При первом появлении «Одного дня…» о повести яростно спорили еще и потому, что она стала фактом большой политики. Непоследовательная, с оговорками и отступлениями вспять критика Н.С. Хрущевым сталинских репрессий долгое время оставляла для литературы запретной тему тюрем и лагерей. Следует напомнить, что доклад на XX съезде партии, где разоблачался Сталин, считался секретным документом, не печатался и лишь оглашался вслух на закрытых собраниях «актива». Более открытой и публичной была критика Сталина и его репрессивной системы в 1961 году на XXII съезде КПСС. Этот съезд, кстати сказать, и подвигнул Солженицына показать тайно хранимую им рукопись редактору, которым на счастье оказался Александр Твардовский.
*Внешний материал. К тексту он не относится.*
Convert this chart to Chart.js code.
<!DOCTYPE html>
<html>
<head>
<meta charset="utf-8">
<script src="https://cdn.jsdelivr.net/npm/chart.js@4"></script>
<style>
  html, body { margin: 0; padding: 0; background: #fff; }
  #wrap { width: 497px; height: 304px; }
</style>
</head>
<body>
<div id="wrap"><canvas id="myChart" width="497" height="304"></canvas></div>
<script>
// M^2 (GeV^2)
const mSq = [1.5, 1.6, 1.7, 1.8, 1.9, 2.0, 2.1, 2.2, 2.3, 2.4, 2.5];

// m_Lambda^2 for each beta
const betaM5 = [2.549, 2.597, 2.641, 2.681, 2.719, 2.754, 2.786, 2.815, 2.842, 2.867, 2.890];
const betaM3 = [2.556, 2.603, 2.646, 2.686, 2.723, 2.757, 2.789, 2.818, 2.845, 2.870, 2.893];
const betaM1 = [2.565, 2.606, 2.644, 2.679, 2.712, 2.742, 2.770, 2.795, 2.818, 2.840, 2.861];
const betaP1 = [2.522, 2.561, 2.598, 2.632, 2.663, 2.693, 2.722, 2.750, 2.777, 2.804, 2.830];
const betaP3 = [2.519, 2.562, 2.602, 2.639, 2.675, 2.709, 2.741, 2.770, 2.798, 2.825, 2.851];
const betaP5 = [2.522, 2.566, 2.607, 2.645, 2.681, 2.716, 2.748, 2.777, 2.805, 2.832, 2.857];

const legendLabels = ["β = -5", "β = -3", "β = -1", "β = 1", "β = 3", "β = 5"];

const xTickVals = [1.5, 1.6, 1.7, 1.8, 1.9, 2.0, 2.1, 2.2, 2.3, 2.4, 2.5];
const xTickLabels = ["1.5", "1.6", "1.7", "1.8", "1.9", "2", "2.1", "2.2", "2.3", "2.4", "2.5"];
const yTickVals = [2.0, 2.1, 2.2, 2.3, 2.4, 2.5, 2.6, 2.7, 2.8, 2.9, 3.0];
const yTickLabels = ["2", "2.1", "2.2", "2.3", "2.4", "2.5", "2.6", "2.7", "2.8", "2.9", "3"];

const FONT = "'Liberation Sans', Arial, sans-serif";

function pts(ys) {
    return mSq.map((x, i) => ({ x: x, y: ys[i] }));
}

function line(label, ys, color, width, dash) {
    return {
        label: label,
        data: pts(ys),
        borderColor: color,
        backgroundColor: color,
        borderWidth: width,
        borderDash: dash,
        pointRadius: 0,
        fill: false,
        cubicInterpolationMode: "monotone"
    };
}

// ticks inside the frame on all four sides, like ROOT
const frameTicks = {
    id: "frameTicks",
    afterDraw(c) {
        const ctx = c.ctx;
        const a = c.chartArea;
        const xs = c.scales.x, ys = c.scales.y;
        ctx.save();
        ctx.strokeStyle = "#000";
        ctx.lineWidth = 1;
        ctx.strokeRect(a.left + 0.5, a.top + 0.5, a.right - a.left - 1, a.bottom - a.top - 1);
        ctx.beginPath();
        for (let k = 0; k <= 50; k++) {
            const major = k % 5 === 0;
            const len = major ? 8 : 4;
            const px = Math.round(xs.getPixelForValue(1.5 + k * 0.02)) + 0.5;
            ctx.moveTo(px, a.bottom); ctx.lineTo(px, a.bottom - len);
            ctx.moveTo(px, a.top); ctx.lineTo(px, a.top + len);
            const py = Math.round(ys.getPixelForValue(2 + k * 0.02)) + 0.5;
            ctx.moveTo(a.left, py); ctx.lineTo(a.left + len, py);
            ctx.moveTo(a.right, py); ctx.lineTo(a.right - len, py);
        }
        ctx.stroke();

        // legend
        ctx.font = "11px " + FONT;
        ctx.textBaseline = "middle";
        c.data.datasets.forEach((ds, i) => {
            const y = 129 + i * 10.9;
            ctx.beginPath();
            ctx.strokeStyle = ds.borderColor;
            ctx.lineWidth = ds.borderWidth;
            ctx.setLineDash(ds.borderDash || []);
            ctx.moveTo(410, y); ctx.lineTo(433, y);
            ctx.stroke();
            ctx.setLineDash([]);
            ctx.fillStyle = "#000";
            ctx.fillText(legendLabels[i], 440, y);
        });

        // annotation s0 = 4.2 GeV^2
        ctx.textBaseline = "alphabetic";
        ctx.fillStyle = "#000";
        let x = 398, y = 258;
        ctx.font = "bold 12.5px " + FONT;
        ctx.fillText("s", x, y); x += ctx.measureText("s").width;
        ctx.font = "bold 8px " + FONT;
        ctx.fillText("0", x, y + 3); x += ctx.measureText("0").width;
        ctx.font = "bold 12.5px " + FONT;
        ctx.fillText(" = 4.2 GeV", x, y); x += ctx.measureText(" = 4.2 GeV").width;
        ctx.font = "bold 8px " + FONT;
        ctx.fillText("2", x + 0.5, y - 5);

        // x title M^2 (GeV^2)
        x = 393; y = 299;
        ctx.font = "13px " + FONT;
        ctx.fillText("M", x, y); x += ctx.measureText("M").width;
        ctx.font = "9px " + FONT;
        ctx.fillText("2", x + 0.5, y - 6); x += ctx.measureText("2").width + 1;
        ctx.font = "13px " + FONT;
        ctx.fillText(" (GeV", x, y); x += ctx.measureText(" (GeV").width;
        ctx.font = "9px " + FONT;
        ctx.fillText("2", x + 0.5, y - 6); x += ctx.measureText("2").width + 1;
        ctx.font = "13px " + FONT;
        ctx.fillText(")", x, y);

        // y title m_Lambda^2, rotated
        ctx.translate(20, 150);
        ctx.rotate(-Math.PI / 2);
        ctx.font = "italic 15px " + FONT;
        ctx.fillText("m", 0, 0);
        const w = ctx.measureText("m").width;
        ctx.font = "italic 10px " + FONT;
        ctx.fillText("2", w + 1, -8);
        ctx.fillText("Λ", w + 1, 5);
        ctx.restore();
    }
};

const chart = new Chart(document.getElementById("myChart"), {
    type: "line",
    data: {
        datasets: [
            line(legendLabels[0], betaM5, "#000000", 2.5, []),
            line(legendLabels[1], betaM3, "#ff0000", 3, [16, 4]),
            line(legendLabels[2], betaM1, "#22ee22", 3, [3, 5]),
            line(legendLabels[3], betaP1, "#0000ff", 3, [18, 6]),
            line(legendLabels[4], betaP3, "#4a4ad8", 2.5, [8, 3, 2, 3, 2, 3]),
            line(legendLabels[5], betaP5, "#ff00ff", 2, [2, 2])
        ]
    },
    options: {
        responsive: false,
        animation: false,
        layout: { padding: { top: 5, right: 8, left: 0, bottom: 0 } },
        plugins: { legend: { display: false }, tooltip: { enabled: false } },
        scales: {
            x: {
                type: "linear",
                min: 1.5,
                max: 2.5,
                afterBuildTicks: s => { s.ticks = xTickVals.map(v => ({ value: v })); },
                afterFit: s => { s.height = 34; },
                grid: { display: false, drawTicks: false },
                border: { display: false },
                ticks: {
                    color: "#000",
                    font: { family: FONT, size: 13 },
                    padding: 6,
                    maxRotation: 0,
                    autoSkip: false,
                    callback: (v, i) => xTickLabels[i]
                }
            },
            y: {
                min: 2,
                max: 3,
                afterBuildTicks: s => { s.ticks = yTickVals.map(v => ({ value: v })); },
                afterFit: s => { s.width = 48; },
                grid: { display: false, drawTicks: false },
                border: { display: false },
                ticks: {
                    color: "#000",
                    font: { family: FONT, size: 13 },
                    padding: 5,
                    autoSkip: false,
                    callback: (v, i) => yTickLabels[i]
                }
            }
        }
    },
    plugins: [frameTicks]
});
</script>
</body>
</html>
Я говорю «на счастье», потому что с того самого часа, как Твардовский прочел эту рукопись, она так поразила его своей правдой в сочетании с высоким искусством, что ни о чем другом он долгое время не мог говорить и готов был на все, чтобы ее напечатать. Ему удалось передать рукопись Н.С. Хрущеву и заразить его своим восхищением, так что тот дважды ставил вопрос о ее публикации на заседаниях Президиума ЦК, пока не убедил в необходимости ее напечатания своих коллег по высшему руководству страной.
Отчего таким ошеломляющим, невероятным было первое впечатление от повести у рядовых читателей? Да оттого, что одно дело – общие и туманные слова «о некоторых нарушениях социалистической законности в период культа личности», как принято было, по образцу китайских эвфемизмов, именовать в печати сталинский террор, другое – неотразимая в своей подлинности картина жизни в заснеженной пустыне, за колючей проволокой в бараках, со сторожевыми вышками по углам. Картина, написанная столь зримо и объемно, что читателю повести начинало казаться, будто он сам там побывал. Это был акт высшей поэтической справедливости по отношению к миллионам погибших и к изломанным судьбам тех, кто имел удачу выжить и вернуться.
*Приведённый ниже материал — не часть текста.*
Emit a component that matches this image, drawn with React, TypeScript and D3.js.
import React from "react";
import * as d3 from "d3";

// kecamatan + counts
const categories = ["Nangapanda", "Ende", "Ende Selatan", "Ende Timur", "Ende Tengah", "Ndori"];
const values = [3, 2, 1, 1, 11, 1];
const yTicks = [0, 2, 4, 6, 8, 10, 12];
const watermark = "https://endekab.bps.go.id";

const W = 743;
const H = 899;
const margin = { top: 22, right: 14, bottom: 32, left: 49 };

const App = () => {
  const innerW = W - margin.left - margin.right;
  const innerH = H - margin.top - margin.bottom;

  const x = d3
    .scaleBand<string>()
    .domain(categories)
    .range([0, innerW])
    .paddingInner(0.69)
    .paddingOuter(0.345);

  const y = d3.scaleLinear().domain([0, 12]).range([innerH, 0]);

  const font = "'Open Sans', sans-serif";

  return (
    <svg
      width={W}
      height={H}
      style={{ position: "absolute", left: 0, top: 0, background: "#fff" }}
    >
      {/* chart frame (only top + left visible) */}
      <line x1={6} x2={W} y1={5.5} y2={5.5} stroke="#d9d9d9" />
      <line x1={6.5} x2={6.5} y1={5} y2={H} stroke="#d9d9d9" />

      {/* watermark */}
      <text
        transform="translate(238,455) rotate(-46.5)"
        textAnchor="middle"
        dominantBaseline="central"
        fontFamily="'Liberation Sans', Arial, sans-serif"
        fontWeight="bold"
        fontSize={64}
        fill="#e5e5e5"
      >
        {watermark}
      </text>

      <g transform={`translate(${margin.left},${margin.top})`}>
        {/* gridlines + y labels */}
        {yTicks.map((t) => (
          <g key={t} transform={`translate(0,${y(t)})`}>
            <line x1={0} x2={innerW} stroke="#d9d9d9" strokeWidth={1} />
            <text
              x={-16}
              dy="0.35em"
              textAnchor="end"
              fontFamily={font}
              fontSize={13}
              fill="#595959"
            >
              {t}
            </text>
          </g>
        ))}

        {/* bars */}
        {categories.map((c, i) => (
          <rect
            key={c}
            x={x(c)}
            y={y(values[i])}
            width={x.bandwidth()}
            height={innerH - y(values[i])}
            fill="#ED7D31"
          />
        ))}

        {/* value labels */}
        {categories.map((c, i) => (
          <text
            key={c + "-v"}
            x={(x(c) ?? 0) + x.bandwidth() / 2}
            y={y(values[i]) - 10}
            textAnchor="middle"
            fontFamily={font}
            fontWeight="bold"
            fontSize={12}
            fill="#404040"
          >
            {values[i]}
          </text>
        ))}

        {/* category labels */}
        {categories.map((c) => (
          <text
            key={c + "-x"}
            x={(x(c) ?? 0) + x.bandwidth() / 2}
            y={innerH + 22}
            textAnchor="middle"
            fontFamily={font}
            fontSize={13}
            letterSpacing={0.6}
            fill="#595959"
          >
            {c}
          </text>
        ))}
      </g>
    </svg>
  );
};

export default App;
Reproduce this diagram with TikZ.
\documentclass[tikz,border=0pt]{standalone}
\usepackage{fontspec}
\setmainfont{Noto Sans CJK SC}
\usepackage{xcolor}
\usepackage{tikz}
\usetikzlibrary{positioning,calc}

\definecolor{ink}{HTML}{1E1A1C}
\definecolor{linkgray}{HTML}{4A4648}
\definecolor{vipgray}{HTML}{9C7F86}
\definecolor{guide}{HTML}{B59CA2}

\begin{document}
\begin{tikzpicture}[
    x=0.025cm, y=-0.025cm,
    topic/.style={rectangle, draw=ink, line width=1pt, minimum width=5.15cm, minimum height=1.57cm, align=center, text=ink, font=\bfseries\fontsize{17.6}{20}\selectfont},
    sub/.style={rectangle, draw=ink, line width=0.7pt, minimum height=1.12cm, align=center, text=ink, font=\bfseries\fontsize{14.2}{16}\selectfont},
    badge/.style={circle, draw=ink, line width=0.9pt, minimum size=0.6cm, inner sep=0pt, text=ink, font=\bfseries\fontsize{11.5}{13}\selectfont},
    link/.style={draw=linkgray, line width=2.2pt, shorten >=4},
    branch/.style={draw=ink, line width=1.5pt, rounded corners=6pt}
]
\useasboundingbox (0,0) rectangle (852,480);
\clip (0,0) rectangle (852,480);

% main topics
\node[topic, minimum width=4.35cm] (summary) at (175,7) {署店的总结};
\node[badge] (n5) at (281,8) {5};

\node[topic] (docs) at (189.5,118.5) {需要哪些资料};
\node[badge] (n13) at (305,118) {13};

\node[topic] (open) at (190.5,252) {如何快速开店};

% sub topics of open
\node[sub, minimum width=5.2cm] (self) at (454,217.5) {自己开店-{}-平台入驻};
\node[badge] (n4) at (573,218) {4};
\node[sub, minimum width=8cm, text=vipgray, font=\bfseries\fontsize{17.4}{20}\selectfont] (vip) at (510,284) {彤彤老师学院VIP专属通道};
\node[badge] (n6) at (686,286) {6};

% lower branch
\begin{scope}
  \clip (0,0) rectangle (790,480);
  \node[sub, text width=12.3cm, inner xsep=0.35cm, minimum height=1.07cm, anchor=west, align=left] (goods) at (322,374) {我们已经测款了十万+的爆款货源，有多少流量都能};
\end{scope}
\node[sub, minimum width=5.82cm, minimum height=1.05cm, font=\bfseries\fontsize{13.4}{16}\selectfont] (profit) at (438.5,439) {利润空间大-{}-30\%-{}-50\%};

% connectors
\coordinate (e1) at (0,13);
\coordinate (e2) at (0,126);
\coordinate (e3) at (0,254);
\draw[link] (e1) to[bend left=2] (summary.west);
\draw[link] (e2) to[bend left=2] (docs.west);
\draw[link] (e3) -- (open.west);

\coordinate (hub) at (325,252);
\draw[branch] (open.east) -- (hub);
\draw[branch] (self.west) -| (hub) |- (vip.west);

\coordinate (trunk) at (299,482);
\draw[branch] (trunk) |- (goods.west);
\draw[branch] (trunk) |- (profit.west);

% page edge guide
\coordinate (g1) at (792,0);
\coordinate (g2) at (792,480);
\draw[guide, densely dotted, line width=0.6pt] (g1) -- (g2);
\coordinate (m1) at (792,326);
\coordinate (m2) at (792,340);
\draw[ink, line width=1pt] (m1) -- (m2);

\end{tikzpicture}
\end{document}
Но были в немалом числе живы еще и люди, которые либо сами были причастны к механизму репрессий, разветвленной системе ГУЛАГа, либо просто привыкли славить Сталина и были «консерваторами по воспитанию». Среди них нашлись настоящие недруги повести, а ее завистники пророчили ей скорое забвение как летучей газетной сенсации. Всего спустя две недели после выхода повести из печати в газете «Известия» (30 ноября 1962 г.) было опубликовано стихотворение известного поэта, в котором новинка уподоблялась сверкнувшему метеориту, «затмившему на миг сиянье звезд» и отмеченному «по газетам всей Европы». Однако сгоревший метеорит
Недоброжелатели ошиблись. Но повесть уцелела в литературе, потому что эти 66 журнальных страниц принадлежали не только политике. Они принадлежали искусству. Искушенных ценителей повесть поражала художественной гармонией, немногословием и выразительной точностью письма, которые так редки в литературных дебютах. У наиболее чутких критиков это вызвало ощущение, что в литературу резко отворил дверь и без спроса вошел, как имеющий на то полномочия, писатель, не уступающий по масштабам корифеям золотого века русского реализма – Толстому или Достоевскому. Так крупно и властно начинали только они.
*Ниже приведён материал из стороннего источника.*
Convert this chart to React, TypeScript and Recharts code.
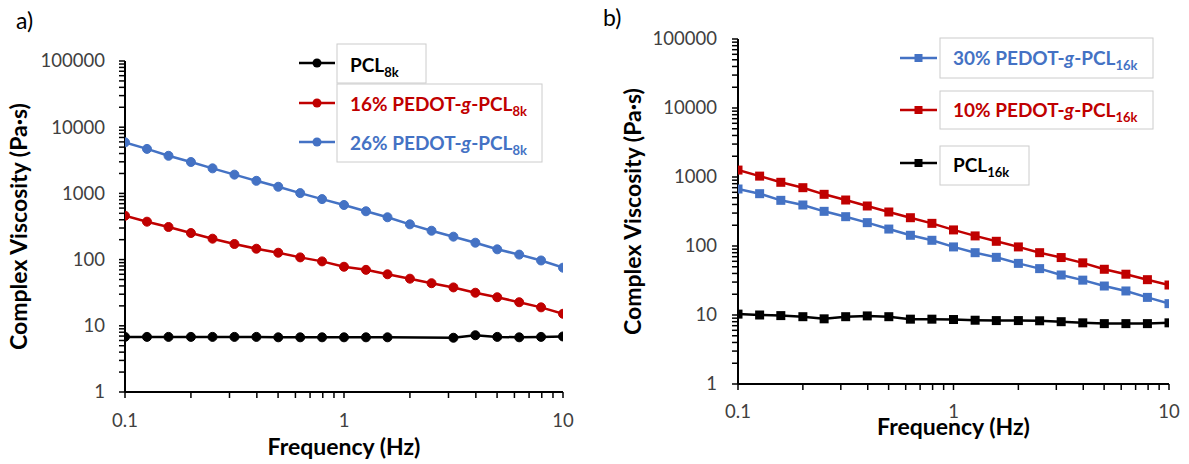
import { LineChart, Line, XAxis, YAxis, Legend, Label } from 'recharts';

// frequency sweep, 10 points per decade
const frequency = [
  0.1, 0.126, 0.158, 0.2, 0.251, 0.316, 0.398, 0.501, 0.631, 0.794,
  1, 1.26, 1.58, 2, 2.51, 3.16, 3.98, 5.01, 6.31, 7.94, 10,
];

// panel a) complex viscosity (Pa·s); null = point missing
const pcl8k = [
  6.8, 6.8, 6.8, 6.8, 6.8, 6.8, 6.8, 6.7, 6.7, 6.7,
  6.7, 6.7, 6.7, null, null, 6.6, 7.2, 6.8, 6.7, 6.8, 6.9,
];
const pedot16_8k = [
  460, 374, 311, 252, 207, 172, 146, 127, 108, 94,
  78, 70, 60, 51.5, 44, 38, 31.6, 27, 22.7, 19, 15.2,
];
const pedot26_8k = [
  5900, 4700, 3700, 2980, 2390, 1920, 1550, 1260, 1010, 820,
  668, 537, 436, 341, 273, 222, 180, 143, 119, 97, 75.5,
];

// panel b)
const pedot30_16k = [
  670, 573, 459, 393, 318, 266, 218, 176, 143, 121,
  97, 80, 68.5, 56, 47, 38, 32, 26.3, 22.3, 18, 14.6,
];
const pedot10_16k = [
  1260, 1030, 838, 700, 561, 464, 380, 311, 257, 213,
  171, 140, 117, 97, 80, 68, 57, 46, 39, 32.5, 27.2,
];
const pcl16k = [
  10.3, 10, 9.8, 9.45, 8.8, 9.45, 9.7, 9.45, 8.7, 8.7,
  8.6, 8.4, 8.3, 8.3, 8.25, 8, 7.7, 7.5, 7.5, 7.5, 7.7,
];

const namesA = ['PCL8k', '16% PEDOT-g-PCL8k', '26% PEDOT-g-PCL8k'];
const namesB = ['30% PEDOT-g-PCL16k', '10% PEDOT-g-PCL16k', 'PCL16k'];

const yMajor = [1, 10, 100, 1000, 10000, 100000];
const xMajor = [0.1, 1, 10];

const yTicks: number[] = [];
yMajor.slice(0, -1).forEach((d) => {
  for (let k = 1; k < 10; k++) yTicks.push(d * k);
});
yTicks.push(100000);
const xTicks: number[] = [];
[0.1, 1].forEach((d) => {
  for (let k = 1; k < 10; k++) xTicks.push(+(d * k).toFixed(2));
});
xTicks.push(10);

const BLUE = '#4472C4';
const RED = '#C00000';
const BLACK = '#000000';
const FONT = 'Lato, "Open Sans", sans-serif';

const toPoints = (vals: (number | null)[]) =>
  frequency
    .map((f, i) => ({ f, v: vals[i] }))
    .filter((p) => p.v !== null);

// "16% PEDOT-g-PCL8k" -> italic g, subscript 8k
const SeriesName = ({ name }: { name: string }) => {
  const m = name.match(/^(.*PCL)(\d+k)$/);
  const head = m ? m[1] : name;
  const sub = m ? m[2] : '';
  const parts = head.split('-g-');
  return (
    <>
      {parts.length > 1 ? (
        <>
          <tspan>{parts[0]}-</tspan>
          <tspan fontStyle="italic">g</tspan>
          <tspan>-{parts[1]}</tspan>
        </>
      ) : (
        <tspan>{head}</tspan>
      )}
      <tspan dy={5} fontSize={13}>{sub}</tspan>
    </>
  );
};

const makeLegend =
  (order: string[], rows: number[], baselines: number[], boxes: number[][], lineX: number[], textX: number, square: boolean) =>
  ({ payload }: any) => {
    const items = [...(payload || [])].sort((a: any, b: any) => order.indexOf(a.value) - order.indexOf(b.value));
    return (
      <svg width={600} height={200} style={{ display: 'block', overflow: 'visible' }}>
        {boxes.map((b, i) => (
          <rect key={i} x={b[0]} y={b[1]} width={b[2]} height={b[3]} fill="#fff" stroke="#cccccc" strokeWidth={1} />
        ))}
        {items.map((p: any, i: number) => {
          const cy = rows[i];
          const mx = (lineX[0] + lineX[1]) / 2;
          return (
            <g key={p.value}>
              <line x1={lineX[0]} x2={lineX[1]} y1={cy} y2={cy} stroke={p.color} strokeWidth={2.5} />
              {square ? (
                <rect x={mx - 4} y={cy - 4} width={8} height={8} fill={p.color} />
              ) : (
                <circle cx={mx} cy={cy} r={4.5} fill={p.color} />
              )}
              <text x={textX} y={baselines[i]} fill={p.color} fontFamily={FONT} fontWeight={700} fontSize={19}>
                <SeriesName name={p.value} />
              </text>
            </g>
          );
        })}
      </svg>
    );
  };

const YTick = (props: any) => {
  const { x, y, payload } = props;
  if (!yMajor.includes(payload.value)) return <g />;
  return (
    <text x={x} y={y} textAnchor="end" dy="0.35em" fill="#404040" fontFamily={FONT} fontSize={18.5}>
      {payload.value}
    </text>
  );
};

const XTick = (props: any) => {
  const { x, y, payload } = props;
  if (!xMajor.includes(payload.value)) return <g />;
  return (
    <text x={x} y={y} textAnchor="middle" dy="0.71em" fill="#404040" fontFamily={FONT} fontSize={18.5}>
      {payload.value}
    </text>
  );
};

const axisLine = { stroke: '#000', strokeWidth: 2 };
const tickLine = { stroke: '#000', strokeWidth: 1.5 };

const xTitle = (dy: number) => (props: any) => {
  const vb = props.viewBox;
  return (
    <text x={vb.x + vb.width / 2} y={vb.y + dy} textAnchor="middle" dy="0.35em" fontFamily={FONT} fontWeight={700} fontSize={23} fill="#000">
      Frequency (Hz)
    </text>
  );
};

const yTitle = (cx: number) => (props: any) => {
  const vb = props.viewBox;
  const cy = vb.y + vb.height / 2;
  return (
    <text transform={`translate(${cx},${cy}) rotate(-90)`} textAnchor="middle" dy="0.35em" fontFamily={FONT} fontWeight={700} fontSize={23} fill="#000">
      Complex Viscosity (Pa·s)
    </text>
  );
};

const circleDot = (color: string) => ({ r: 4.5, fill: color, stroke: color, strokeWidth: 1 });
const squareDot = (color: string) => (props: any) => (
  <rect key={`sq-${props.index}`} x={props.cx - 4.5} y={props.cy - 4.5} width={9} height={9} fill={color} />
);

const App = () => {
  return (
    <div style={{ position: 'absolute', left: 0, top: 0, width: 1189, height: 464, background: '#fff' }}>
      <div style={{ position: 'absolute', left: 16, top: 6, fontFamily: FONT, fontSize: 23, color: '#000' }}>a)</div>
      <div style={{ position: 'absolute', left: 603, top: 3, fontFamily: FONT, fontSize: 23, color: '#000' }}>b)</div>

      <div style={{ position: 'absolute', left: 0, top: 0 }}>
        <LineChart width={590} height={464} margin={{ top: 61, right: 27, left: 0, bottom: 0 }}>
          <XAxis
            dataKey="f"
            type="number"
            scale="log"
            domain={[0.1, 10]}
            allowDataOverflow
            ticks={xTicks}
            interval={0}
            tick={<XTick />}
            tickSize={6}
            tickMargin={16}
            height={72}
            axisLine={axisLine}
            tickLine={tickLine}
          >
            <Label content={xTitle(55)} />
          </XAxis>
          <YAxis
            type="number"
            scale="log"
            domain={[1, 100000]}
            allowDataOverflow
            ticks={yTicks}
            interval={0}
            tick={<YTick />}
            tickSize={6}
            tickMargin={14}
            width={125}
            axisLine={axisLine}
            tickLine={tickLine}
          >
            <Label content={yTitle(19)} />
          </YAxis>
          <Legend
            layout="vertical"
            align="center"
            verticalAlign="middle"
            wrapperStyle={{ left: 0, top: 0, width: 590, height: 200 }}
            content={makeLegend(namesA, [63, 103, 142], [72, 111, 150], [[337, 44, 89, 39], [337, 84, 205, 78]], [299, 335], 350, false)}
          />
          <Line data={toPoints(pcl8k)} dataKey="v" name={namesA[0]} stroke={BLACK} strokeWidth={2.5} dot={circleDot(BLACK)} isAnimationActive={false} />
          <Line data={toPoints(pedot16_8k)} dataKey="v" name={namesA[1]} stroke={RED} strokeWidth={2.5} dot={circleDot(RED)} isAnimationActive={false} />
          <Line data={toPoints(pedot26_8k)} dataKey="v" name={namesA[2]} stroke={BLUE} strokeWidth={2.5} dot={circleDot(BLUE)} isAnimationActive={false} />
        </LineChart>
      </div>

      <div style={{ position: 'absolute', left: 600, top: 0 }}>
        <LineChart width={589} height={464} margin={{ top: 39, right: 20, left: 0, bottom: 0 }}>
          <XAxis
            dataKey="f"
            type="number"
            scale="log"
            domain={[0.1, 10]}
            allowDataOverflow
            ticks={xTicks}
            interval={0}
            tick={<XTick />}
            tickSize={6}
            tickMargin={15}
            height={80}
            axisLine={axisLine}
            tickLine={tickLine}
          >
            <Label content={xTitle(43)} />
          </XAxis>
          <YAxis
            type="number"
            scale="log"
            domain={[1, 100000]}
            allowDataOverflow
            ticks={yTicks}
            interval={0}
            tick={<YTick />}
            tickSize={6}
            tickMargin={15}
            width={138}
            axisLine={axisLine}
            tickLine={tickLine}
          >
            <Label content={yTitle(33)} />
          </YAxis>
          <Legend
            layout="vertical"
            align="center"
            verticalAlign="middle"
            wrapperStyle={{ left: 0, top: 0, width: 589, height: 200 }}
            content={makeLegend(namesB, [58, 110, 163], [65, 117, 172], [[340, 38, 213, 40], [340, 91, 213, 38], [340, 146, 89, 39]], [300, 337], 353, true)}
          />
          <Line data={toPoints(pedot30_16k)} dataKey="v" name={namesB[0]} stroke={BLUE} strokeWidth={2.5} dot={squareDot(BLUE)} isAnimationActive={false} />
          <Line data={toPoints(pedot10_16k)} dataKey="v" name={namesB[1]} stroke={RED} strokeWidth={2.5} dot={squareDot(RED)} isAnimationActive={false} />
          <Line data={toPoints(pcl16k)} dataKey="v" name={namesB[2]} stroke={BLACK} strokeWidth={2.5} dot={squareDot(BLACK)} isAnimationActive={false} />
        </LineChart>
      </div>
    </div>
  );
};

export default App;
Восхищал в повести уровень правды – без уклончивости и компромиссов, правды обжигающей и неожиданной, с глубокой, свойственной русской традиции, болью за человека. Бросался в глаза выбор героя, чьим уважительным именем и отчеством названа повесть. Рассказ шел не от лица интеллигента, интеллектуала. Это не был выдающийся военачальник, писатель, партийный деятель или режиссер, о трагедии которых уже знали страна и мир. Это был самый обычный рядовой крестьянин, один из безгласных миллионов, и его глазами автор увидел эту запроволочную жизнь, – с грязной вагонки в вонючем душном бараке, из колонны бредущих по морозу на каторжную работу людей, взглядом исподлобья над миской с жидкой баландой… Солженицын так вошел в образ мыслей и чувств Ивана Денисовича, что некоторая часть неискушенной публики приняла эту вещь за документальную, а автора отождествила с героем. Появление последующих рассказов Солженицына было для этих читателей неожиданным: разве не только за Ивана Денисовича он может говорить и думать?